QUELQUES JOURS APRÈS, Ahmed est venu chez moi à Casablanca et m’a demandé pardon : “On ne peut pas continuer ensemble. Je n’arrive pas à me projeter dans l’avenir. Je n’ai plus confiance en rien…” C’était le choc de ma vie. Tout s’est écroulé. Au début, je ne ressentais rien. J’ai finalement été prise dans une hystérie de pleurs et de cris. Le schéma classique d’un breakheart !
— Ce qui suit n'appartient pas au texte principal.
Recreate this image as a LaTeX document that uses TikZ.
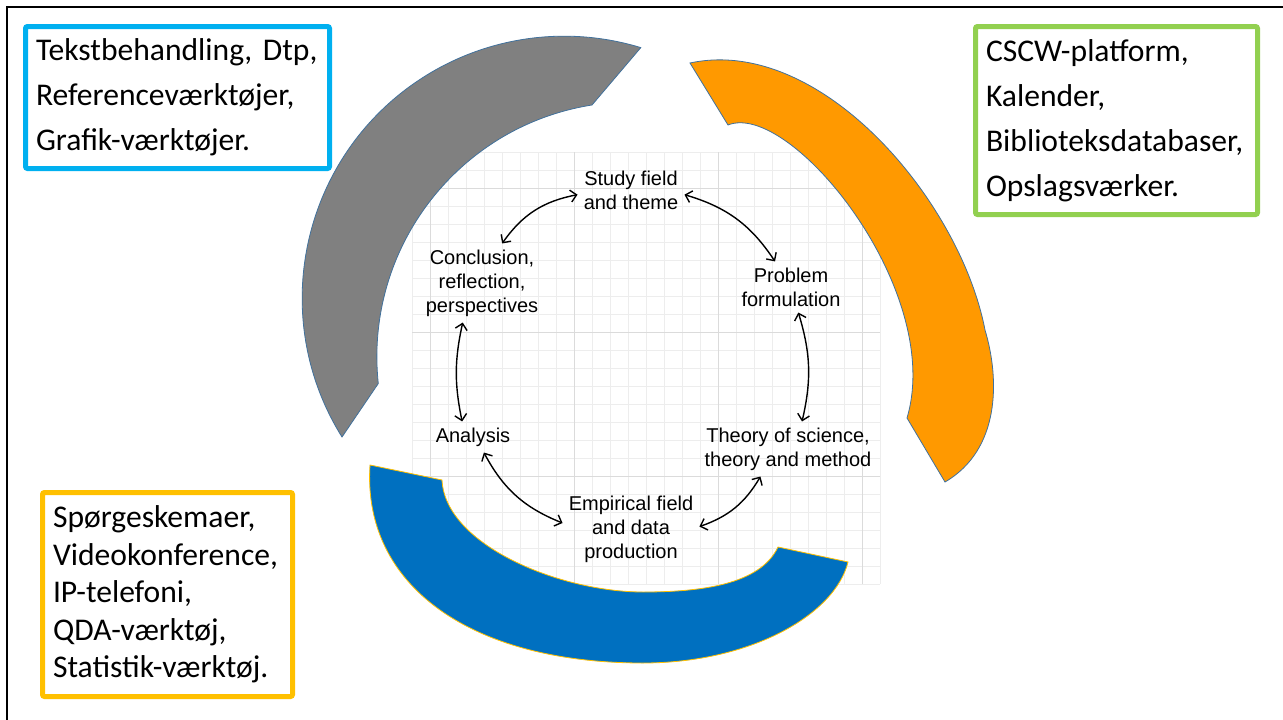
\documentclass[tikz,border=0pt]{standalone}
\usepackage{fontspec}
\setmainfont{Carlito}
\setsansfont{Liberation Sans}
\usetikzlibrary{arrows.meta}
\definecolor{boxblue}{HTML}{00B0F0}
\definecolor{boxgreen}{HTML}{92D050}
\definecolor{boxyellow}{HTML}{FFC000}
\definecolor{ringblue}{HTML}{0070C0}
\definecolor{ringorange}{HTML}{FF9900}
\definecolor{ringgrey}{HTML}{808080}
\definecolor{rimblue}{HTML}{41719C}
\newcommand\toolfont{\frenchspacing\hyphenpenalty=10000\relax\exhyphenpenalty=10000\relax}
\tikzset{
  toolbox/.style={draw, line width=5pt, rounded corners=2pt, align=left, inner xsep=10.5pt,
    font=\toolfont\fontsize{31.6}{45}\selectfont},
  stage/.style={align=center, inner sep=6pt, font=\sffamily\fontsize{20}{24}\selectfont},
  cyclearrow/.style={{Straight Barb[length=6pt,width=12pt]}-{Straight Barb[length=6pt,width=12pt]}, line width=1.4pt},
  gridline/.style={black!7, line width=0.8pt},
  majorline/.style={black!14, line width=1pt}
}
\begin{document}
\begin{tikzpicture}[x=1pt, y=-1pt]
    \useasboundingbox (0,0) rectangle (1283,720);
    \fill[white] (0,0) rectangle (1283,720);
    \draw[line width=2.5pt] (7,720) -- (7,7) -- (1283,7);
    % grid
    \foreach \gx in {412,430,...,880} \draw[gridline] (\gx,152) -- (\gx,584);
    \foreach \gy in {152,170,...,584} \draw[gridline] (412,\gy) -- (880,\gy);
    \foreach \gx in {430,574,718,862} \draw[majorline] (\gx,152) -- (\gx,584);
    \foreach \gy in {188,332,476} \draw[majorline] (412,\gy) -- (880,\gy);
    % ring pieces
    \filldraw[fill=ringgrey, draw=rimblue, line width=0.8pt]
        (342,437) arc[start angle=148, end angle=287, radius=262]
        -- (592,105) arc[start angle=261, end angle=174, radius=255] -- cycle;
    \filldraw[fill=ringorange, draw=rimblue, line width=0.8pt]
        (690,63) .. controls (820,35) and (960,200) .. (985,330)
        .. controls (1000,380) and (1000,450) .. (945,482)
        -- (907,418) .. controls (945,290) and (790,100) .. (728,125) -- cycle;
    \filldraw[fill=ringblue, draw=boxyellow, line width=0.8pt]
        (370,465) .. controls (362,585) and (470,663) .. (643,663)
        .. controls (750,663) and (835,615) .. (848,562)
        -- (778,547) .. controls (760,585) and (700,592) .. (643,592)
        .. controls (560,592) and (445,545) .. (442,480) -- cycle;
    % tool boxes
    \node[toolbox, draw=boxblue, minimum width=304pt, minimum height=142pt, text width=283pt] (writebox) at (177.5,97.5)
        {Tekstbehandling, Dtp,\\Referenceværktøjer,\\Grafik-værktøjer.};
    \node[toolbox, draw=boxgreen, minimum width=282pt, minimum height=188pt, text width=261pt] (searchbox) at (1116.5,120.5)
        {CSCW-platform,\\Kalender,\\Biblioteksdatabaser,\\Opslagsværker.};
    \node[toolbox, draw=boxyellow, minimum width=250pt, minimum height=204pt, text width=229pt,
        font=\toolfont\fontsize{31.6}{37.5}\selectfont] (databox) at (167.5,594.5)
        {Spørgeskemaer,\\Videokonference,\\IP-telefoni,\\QDA-værktøj,\\Statistik-værktøj.};
    % research cycle
    \node[stage] (study) at (631,190) {Study field\\and theme};
    \node[stage] (problem) at (791,287) {Problem\\formulation};
    \node[stage] (theory) at (788,449) {Theory of science,\\theory and method};
    \node[stage] (empirical) at (631,529) {Empirical field\\and data\\production};
    \node[stage] (analysis) at (473,437) {Analysis};
    \node[stage] (conclusion) at (482,283) {Conclusion,\\reflection,\\perspectives};
    \draw[cyclearrow] (study.355) to[bend left=20] (problem.122);
    \draw[cyclearrow] (problem.286) to[bend left=15] (theory.63);
    \draw[cyclearrow] (theory.225) to[bend left=20] (empirical.2);
    \draw[cyclearrow] (empirical.175) to[bend left=20] (analysis.305);
    \draw[cyclearrow] (analysis.125) to[bend left=12] (conclusion.244);
    \draw[cyclearrow] (conclusion.63) to[bend left=22] (study.185);
\end{tikzpicture}
\end{document}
J’AI PLONGÉ DANS LA DÉPRESSION et dit à mes amis que j’avais perdu un proche. Je me rappelle encore de mon employeur qui m’a appelée pour me présenter ses condoléances, m’expliquant que la vie devait quand même continuer… Pendant 15 jours, je prenais le train presque quotidiennement pour Rabat afin de convaincre Ahmed de reprendre notre relation en lui promettant que si l’idée du mariage lui faisait aussi peur, j’étais prête à ne plus en parler. En vain…
TOUT ÉTAIT PERDU.Mon château s’est écroulé ; j’ai perdu goût à la vie. Je ne savais plus cuisiner, faire les courses, prendre mon bain. La vie devenait soudainement lourde et inodore. Il est vrai que pendant quatre ans, j’avais perdu tout contact avec mes amies parce que je ne voyais plus que lui et n’appréciais la compagnie de personne d’autre. Suite à notre rupture, je pleurais en permanence : au travail, dans la rue et à chaque fois que je voyais un couple heureux ou encore un bébé… ça a duré un an. J’ai trouvé entre temps un travail… à Rabat ! C’était exactement le poste que je cherchais. J’ai fait un voyage de 5 semaines en Amérique pour tout oublier. Pendant deux ans, j’ai pansé mes plaies. J’ai finalement réussi à assumer ma défaite, à mépriser mon ex et à renaître. Pendant cette longue convalescence, je replongeais de temps en temps dans certains détails déplaisants de notre vie à deux que je n’arrivais pas à expliquer à l’époque et tout d’un coup, comme par enchantement, tout s’expliquait ! Je m’en voulais d’avoir été si stupide.
AUJOURD’HUI, je me dis que j’ai eu de la chance de ne pas être restée avec lui. J’ai rencontré l’homme de ma vie, mon mari, qui m’aime et avec qui je vis depuis un an. En pensant à mon bonheur, je ne peux m’empêcher d’avoir une pensée pour Ahmed à qui je dis en toute honnêteté : “Merci de m’avoir quittée”.